# Speaker replacement 88 King Cab



## veesix (Jul 18, 2004)

Today, after replacing the outside p.s. door handle, I noticed one of the $9.99 speakers my father installed. It is swinging from the plastic mount by a single sheet rock screw. It's a round speaker and the mount looks built for something oval.

It's cheap, it don't fit, it's been blown for 6 months, so it's time for a new set.

What is the best speaker for the money, and what size fits?

Thanks, veesix


----------



## veesix (Jul 18, 2004)

I went out to the truck with a tape rule and the speaker enclosure is 6"x4". So thats the size; the box does have a back, so it's back out to check the depth.

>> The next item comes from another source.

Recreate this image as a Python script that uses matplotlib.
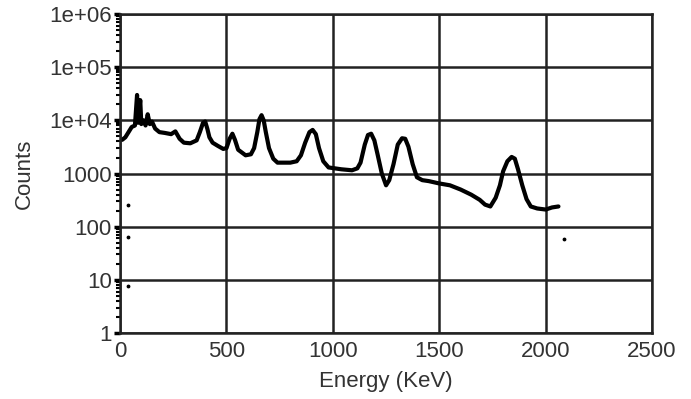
import numpy as np
import matplotlib.pyplot as plt
from matplotlib.ticker import LogLocator, NullFormatter

plt.rcParams['font.family'] = ['Liberation Sans', 'DejaVu Sans']

# spectrum
energy = [10, 25, 40, 55, 70, 80, 85, 95, 100, 110, 120, 130, 140, 150, 165, 185,
          210, 240, 260, 280, 300, 330, 360, 375, 390, 400, 410, 420, 435, 460,
          485, 500, 515, 528, 540, 555, 590, 615, 630, 645, 655, 665, 675, 685,
          700, 720, 740, 800, 830, 850, 870, 890, 905, 920, 935, 955, 980, 1040,
          1090, 1115, 1130, 1150, 1165, 1180, 1195, 1210, 1230, 1250, 1265, 1285,
          1305, 1325, 1340, 1355, 1375, 1395, 1420, 1450, 1500, 1550, 1600, 1650,
          1690, 1715, 1740, 1765, 1785, 1800, 1820, 1840, 1855, 1870, 1890, 1910,
          1930, 1960, 2000, 2030, 2060]
counts = [4300, 4800, 6000, 7500, 8000, 30000, 9000, 24000, 8500, 10000, 8000,
          13000, 8500, 9500, 7000, 6000, 5800, 5500, 6200, 4500, 3800, 3700, 4200,
          6000, 9000, 9500, 7000, 4800, 3800, 3300, 2900, 3000, 4500, 5600, 4300,
          2800, 2200, 2300, 3000, 6000, 10500, 12500, 10000, 6000, 3000, 1900,
          1600, 1600, 1700, 2200, 3800, 6000, 6600, 5500, 3000, 1700, 1300, 1200,
          1150, 1250, 1600, 3500, 5300, 5600, 4200, 2300, 1000, 600, 750, 1500,
          3500, 4600, 4500, 3200, 1500, 850, 750, 720, 650, 600, 500, 400, 320,
          260, 240, 350, 600, 1100, 1700, 2050, 1900, 1200, 600, 330, 240, 220,
          210, 230, 240]

# stray single points
dot_e = [38, 38, 38, 2085]
dot_c = [255, 63, 7.5, 58]

fig = plt.figure(figsize=(6.91, 3.99), dpi=100)
ax = fig.add_axes([0.1737, 0.1654, 0.77, 0.7995])

ax.plot(energy, counts, 'k-', lw=3, solid_joinstyle='round', solid_capstyle='round')
ax.plot(dot_e, dot_c, 'k.', ms=3.5)

ax.set_yscale('log')
ax.set_xlim(0, 2500)
ax.set_ylim(1, 1e6)
ax.set_xticks([0, 500, 1000, 1500, 2000, 2500])
ax.set_yticks([1, 10, 100, 1000, 1e4, 1e5, 1e6])
ax.set_yticklabels(['1', '10', '100', '1000', '1e+04', '1e+05', '1e+06'])
ax.yaxis.set_minor_locator(LogLocator(base=10, subs=np.arange(2, 10)))
ax.yaxis.set_minor_formatter(NullFormatter())
ax.grid(True, which='major', color='#222222', lw=1.8)

for s in ax.spines.values():
    s.set_linewidth(1.8)
    s.set_color('#222222')
ax.tick_params(axis='both', which='major', length=4, width=2.5, labelsize=16,
               labelcolor='#333333', pad=2)
ax.tick_params(axis='y', which='minor', length=3, width=1.5)
ax.tick_params(axis='x', length=0, pad=6)

ax.set_xlabel('Energy (KeV)', fontsize=16, color='#333333', labelpad=6)
ax.set_ylabel('Counts', fontsize=16, color='#333333', labelpad=10)

plt.savefig('out.png', dpi=100)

Ok, it's just 2". The back is made of heavy clear plastic sheet so it can be easily replaced.


----------



## Oldnissanguy (Jan 6, 2005)

If these were originally factory speakers, try Crutchfield. Even if you don't buy anything from them their tech support folks can give you a lot of good advise on what will work.


----------



## veesix (Jul 18, 2004)

Thanks Oldnissanguy,

I had a look at www.chrutchfield.com . 

Wal-mart sells a set of Sony 6"x4" 4-way's for 38 bucks. The passenger side speaker is in, and I should get to the driver side later today.


----------



## veesix (Jul 18, 2004)

The driver side is finished. 

I pulled the door panel off, expecting to find another Road Gear 6" round (probably from K-mart), and I found a stock 6"x4". It's a Clarion 2-way 25w max. This thing was way past blown and well into completely deteriorated.

I had to cut-to-fit some GM panel clips (from Auto Zone) to get the doors back together; maybe the local dealer has the correct clips in stock.

By the way Dad, sorry if I came down hard on you, for cheapskatism, in the first post of this thread. 

veesix


----------



## Oldnissanguy (Jan 6, 2005)

Guess you're on your way! There's lots of really expensive stuff out there, but hey, you're in a truck. When you're going down the road most anything that doesn't rattle or hum sounds pretty good, and the Sonys should be pretty good.


----------